• _Stated task_
Retype, with no alterations, every line between the one containing "Write a Python" and the one containing "fig = plt.figure(figsize=(W", counting both of those lines too. Pictures are to be left out.

• _Supplied records_
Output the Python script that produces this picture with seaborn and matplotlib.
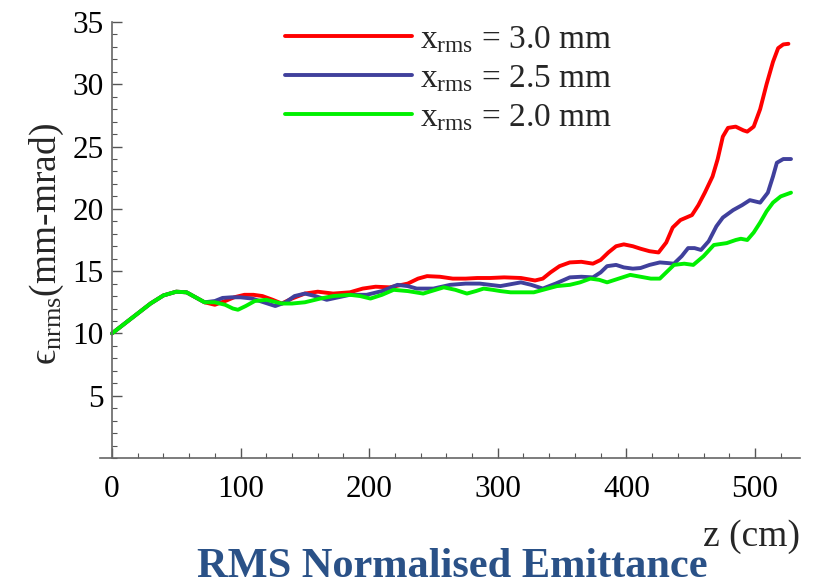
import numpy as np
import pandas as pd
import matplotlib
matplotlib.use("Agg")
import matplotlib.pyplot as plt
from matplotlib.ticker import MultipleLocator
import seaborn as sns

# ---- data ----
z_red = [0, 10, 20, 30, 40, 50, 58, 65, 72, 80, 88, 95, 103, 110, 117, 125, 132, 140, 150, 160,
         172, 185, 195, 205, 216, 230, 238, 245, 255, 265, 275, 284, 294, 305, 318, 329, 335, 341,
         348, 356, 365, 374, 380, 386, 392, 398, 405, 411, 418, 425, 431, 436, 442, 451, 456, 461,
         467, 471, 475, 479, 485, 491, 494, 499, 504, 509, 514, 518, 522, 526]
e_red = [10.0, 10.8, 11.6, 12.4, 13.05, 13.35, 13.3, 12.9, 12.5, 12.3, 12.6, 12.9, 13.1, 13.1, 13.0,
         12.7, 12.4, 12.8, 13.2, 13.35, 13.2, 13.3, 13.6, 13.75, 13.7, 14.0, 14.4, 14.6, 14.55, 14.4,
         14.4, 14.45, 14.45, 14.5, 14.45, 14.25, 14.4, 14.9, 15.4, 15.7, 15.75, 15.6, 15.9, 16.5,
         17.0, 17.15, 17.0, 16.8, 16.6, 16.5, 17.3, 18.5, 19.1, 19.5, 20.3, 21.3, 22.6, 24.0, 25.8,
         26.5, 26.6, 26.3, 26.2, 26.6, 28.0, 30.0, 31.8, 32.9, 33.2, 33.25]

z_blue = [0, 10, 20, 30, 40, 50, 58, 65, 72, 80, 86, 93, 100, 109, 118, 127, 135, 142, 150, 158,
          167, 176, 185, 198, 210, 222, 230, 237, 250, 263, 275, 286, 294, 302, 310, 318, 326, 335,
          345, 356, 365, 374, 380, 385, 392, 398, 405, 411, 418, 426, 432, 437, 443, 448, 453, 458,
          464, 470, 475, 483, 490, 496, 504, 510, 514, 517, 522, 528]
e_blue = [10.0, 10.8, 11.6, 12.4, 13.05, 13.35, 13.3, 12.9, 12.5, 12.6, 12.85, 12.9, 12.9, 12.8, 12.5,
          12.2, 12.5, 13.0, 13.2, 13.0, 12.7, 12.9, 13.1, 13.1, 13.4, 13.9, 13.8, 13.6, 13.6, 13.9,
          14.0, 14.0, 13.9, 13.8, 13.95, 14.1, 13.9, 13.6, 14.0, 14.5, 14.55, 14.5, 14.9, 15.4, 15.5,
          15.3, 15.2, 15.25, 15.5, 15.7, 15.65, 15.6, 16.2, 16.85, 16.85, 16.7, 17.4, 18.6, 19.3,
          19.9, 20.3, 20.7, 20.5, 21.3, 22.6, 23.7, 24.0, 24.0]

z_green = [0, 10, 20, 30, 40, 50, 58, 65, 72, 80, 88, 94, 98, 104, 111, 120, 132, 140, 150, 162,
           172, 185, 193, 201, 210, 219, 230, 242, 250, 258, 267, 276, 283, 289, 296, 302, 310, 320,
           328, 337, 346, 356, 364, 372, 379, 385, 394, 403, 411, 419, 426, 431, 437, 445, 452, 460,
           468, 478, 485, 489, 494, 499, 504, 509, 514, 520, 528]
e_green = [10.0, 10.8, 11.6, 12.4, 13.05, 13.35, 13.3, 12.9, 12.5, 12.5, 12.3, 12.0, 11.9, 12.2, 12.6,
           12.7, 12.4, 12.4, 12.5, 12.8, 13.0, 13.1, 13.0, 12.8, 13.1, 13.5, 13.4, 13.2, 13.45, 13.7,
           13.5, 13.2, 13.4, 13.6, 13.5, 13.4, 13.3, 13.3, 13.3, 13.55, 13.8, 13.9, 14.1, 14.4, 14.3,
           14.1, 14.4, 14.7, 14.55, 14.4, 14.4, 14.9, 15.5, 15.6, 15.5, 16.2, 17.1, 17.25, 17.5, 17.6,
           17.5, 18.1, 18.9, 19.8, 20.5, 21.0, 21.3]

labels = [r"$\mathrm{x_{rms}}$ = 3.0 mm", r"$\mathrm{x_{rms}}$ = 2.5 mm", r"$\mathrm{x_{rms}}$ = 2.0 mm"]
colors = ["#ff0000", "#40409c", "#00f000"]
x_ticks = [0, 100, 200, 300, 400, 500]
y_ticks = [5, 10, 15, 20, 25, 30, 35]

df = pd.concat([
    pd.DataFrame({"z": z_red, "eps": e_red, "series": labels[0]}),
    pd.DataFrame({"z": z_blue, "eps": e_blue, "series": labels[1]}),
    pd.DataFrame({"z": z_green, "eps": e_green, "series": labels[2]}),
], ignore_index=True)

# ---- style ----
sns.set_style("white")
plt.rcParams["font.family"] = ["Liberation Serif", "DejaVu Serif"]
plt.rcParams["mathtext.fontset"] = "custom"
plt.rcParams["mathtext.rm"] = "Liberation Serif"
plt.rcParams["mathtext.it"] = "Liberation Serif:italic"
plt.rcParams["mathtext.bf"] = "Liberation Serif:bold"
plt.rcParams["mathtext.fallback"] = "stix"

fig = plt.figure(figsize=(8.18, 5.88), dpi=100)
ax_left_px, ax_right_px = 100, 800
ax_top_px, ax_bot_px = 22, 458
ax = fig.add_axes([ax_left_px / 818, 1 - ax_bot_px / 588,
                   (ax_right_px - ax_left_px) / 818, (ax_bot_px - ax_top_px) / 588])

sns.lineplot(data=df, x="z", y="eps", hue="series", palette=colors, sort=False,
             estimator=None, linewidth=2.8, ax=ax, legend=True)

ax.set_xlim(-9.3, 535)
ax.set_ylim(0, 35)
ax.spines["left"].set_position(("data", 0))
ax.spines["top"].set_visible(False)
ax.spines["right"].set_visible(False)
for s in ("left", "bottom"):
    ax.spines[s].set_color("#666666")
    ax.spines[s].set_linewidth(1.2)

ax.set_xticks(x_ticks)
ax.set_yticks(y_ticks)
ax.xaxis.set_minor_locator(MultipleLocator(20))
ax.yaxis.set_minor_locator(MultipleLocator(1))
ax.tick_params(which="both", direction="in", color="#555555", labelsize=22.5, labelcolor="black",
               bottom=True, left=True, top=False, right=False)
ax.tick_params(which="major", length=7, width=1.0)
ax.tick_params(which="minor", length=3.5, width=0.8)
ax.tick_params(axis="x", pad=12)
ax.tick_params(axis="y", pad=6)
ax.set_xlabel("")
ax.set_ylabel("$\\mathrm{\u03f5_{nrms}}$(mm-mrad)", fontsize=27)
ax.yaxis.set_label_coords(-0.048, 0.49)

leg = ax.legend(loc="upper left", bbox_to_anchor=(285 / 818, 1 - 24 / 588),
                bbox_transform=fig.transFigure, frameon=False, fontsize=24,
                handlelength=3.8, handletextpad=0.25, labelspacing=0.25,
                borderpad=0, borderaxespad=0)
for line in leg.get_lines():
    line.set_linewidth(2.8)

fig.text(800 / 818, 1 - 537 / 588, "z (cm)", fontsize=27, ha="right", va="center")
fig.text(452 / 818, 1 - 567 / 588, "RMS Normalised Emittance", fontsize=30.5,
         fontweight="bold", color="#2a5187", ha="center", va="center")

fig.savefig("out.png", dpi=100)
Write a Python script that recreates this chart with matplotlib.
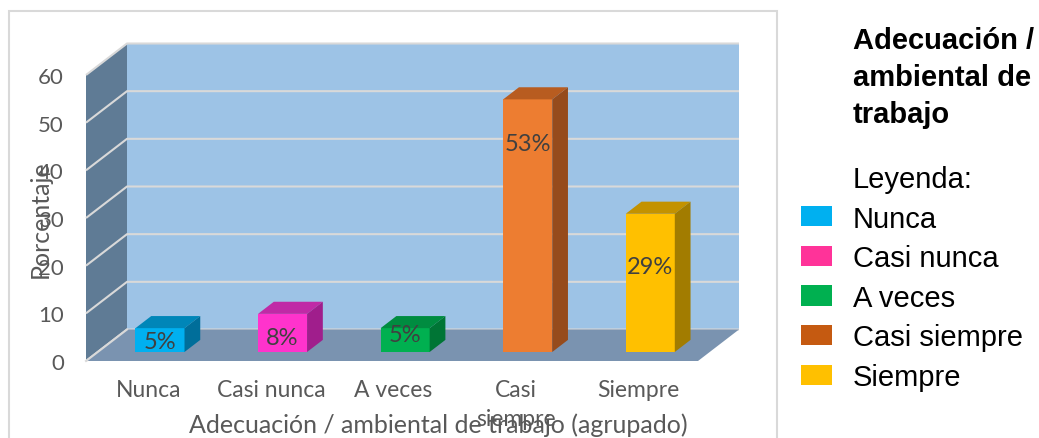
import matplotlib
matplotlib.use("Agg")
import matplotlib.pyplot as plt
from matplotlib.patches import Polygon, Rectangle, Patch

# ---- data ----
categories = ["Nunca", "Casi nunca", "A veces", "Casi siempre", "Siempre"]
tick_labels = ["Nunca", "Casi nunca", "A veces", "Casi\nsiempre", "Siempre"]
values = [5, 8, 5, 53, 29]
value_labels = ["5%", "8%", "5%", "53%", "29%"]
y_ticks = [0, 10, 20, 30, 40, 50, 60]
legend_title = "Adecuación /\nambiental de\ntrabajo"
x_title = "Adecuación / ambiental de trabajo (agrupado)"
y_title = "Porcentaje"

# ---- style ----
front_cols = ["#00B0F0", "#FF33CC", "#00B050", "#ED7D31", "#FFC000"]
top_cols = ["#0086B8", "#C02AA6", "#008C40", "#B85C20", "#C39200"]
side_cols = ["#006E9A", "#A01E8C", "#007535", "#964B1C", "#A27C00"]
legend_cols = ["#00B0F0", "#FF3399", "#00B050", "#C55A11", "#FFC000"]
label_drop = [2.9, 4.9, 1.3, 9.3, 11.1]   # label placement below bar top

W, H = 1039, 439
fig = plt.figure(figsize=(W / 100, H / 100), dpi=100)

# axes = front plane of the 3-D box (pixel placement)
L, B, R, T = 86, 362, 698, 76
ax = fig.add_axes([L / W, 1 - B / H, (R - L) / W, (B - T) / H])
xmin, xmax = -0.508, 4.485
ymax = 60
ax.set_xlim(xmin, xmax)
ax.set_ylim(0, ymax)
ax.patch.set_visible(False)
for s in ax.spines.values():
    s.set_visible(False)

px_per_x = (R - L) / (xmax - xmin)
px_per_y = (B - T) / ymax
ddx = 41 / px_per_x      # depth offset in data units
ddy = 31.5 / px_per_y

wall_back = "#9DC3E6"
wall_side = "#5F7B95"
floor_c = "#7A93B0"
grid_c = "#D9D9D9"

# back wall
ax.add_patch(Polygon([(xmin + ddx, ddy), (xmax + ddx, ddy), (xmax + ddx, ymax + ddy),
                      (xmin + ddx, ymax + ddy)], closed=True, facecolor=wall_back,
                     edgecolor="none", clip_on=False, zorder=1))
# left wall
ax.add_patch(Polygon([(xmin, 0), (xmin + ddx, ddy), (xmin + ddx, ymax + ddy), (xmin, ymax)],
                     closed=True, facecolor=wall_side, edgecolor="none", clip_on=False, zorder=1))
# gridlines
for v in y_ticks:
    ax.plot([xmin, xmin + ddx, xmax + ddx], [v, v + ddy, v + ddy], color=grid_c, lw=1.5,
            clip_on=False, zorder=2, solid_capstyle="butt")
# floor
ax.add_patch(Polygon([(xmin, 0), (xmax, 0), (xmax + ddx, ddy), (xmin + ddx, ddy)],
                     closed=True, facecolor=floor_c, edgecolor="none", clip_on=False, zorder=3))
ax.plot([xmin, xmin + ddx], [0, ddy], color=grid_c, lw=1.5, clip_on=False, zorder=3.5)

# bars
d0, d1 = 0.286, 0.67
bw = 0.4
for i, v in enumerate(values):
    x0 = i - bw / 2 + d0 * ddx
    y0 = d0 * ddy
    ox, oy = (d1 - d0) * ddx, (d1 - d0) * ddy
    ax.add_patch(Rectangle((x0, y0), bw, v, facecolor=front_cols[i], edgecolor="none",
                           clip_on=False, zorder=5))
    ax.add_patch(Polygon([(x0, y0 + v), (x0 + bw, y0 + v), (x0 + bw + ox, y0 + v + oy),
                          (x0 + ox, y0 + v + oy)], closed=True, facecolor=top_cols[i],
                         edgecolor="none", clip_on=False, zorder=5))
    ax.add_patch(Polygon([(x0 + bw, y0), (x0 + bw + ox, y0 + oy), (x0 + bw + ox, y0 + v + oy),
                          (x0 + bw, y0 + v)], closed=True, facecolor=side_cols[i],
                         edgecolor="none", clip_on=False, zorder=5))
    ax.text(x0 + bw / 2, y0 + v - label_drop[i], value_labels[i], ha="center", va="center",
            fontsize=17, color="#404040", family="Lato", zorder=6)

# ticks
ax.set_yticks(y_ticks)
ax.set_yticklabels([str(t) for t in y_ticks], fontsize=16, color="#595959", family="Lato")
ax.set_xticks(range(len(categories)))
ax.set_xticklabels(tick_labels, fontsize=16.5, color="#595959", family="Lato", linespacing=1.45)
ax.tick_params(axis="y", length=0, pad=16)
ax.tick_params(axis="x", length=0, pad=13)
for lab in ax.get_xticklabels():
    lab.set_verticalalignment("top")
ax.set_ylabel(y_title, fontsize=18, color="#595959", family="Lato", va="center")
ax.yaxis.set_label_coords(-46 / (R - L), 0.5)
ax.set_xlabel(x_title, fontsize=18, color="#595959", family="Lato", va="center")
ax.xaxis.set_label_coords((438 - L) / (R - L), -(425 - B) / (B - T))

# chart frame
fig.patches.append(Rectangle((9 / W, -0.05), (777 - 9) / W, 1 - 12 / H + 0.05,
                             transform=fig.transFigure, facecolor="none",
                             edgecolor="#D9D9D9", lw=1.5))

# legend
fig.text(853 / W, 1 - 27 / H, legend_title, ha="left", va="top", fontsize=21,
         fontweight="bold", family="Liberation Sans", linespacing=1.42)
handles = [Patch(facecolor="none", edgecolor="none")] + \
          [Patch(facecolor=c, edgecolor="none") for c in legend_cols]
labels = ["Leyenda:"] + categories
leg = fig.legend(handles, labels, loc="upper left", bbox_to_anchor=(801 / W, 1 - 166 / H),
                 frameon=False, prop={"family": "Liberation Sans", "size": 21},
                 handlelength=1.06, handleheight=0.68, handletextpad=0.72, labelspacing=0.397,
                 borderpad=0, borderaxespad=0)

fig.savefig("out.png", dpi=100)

• _Task output_
Write a Python script that recreates this chart with matplotlib.
import matplotlib
matplotlib.use("Agg")
import matplotlib.pyplot as plt
from matplotlib.patches import Polygon, Rectangle, Patch

# ---- data ----
categories = ["Nunca", "Casi nunca", "A veces", "Casi siempre", "Siempre"]
tick_labels = ["Nunca", "Casi nunca", "A veces", "Casi\nsiempre", "Siempre"]
values = [5, 8, 5, 53, 29]
value_labels = ["5%", "8%", "5%", "53%", "29%"]
y_ticks = [0, 10, 20, 30, 40, 50, 60]
legend_title = "Adecuación /\nambiental de\ntrabajo"
x_title = "Adecuación / ambiental de trabajo (agrupado)"
y_title = "Porcentaje"

# ---- style ----
front_cols = ["#00B0F0", "#FF33CC", "#00B050", "#ED7D31", "#FFC000"]
top_cols = ["#0086B8", "#C02AA6", "#008C40", "#B85C20", "#C39200"]
side_cols = ["#006E9A", "#A01E8C", "#007535", "#964B1C", "#A27C00"]
legend_cols = ["#00B0F0", "#FF3399", "#00B050", "#C55A11", "#FFC000"]
label_drop = [2.9, 4.9, 1.3, 9.3, 11.1]   # label placement below bar top

W, H = 1039, 439
fig = plt.figure(figsize=(W / 100, H / 100), dpi=100)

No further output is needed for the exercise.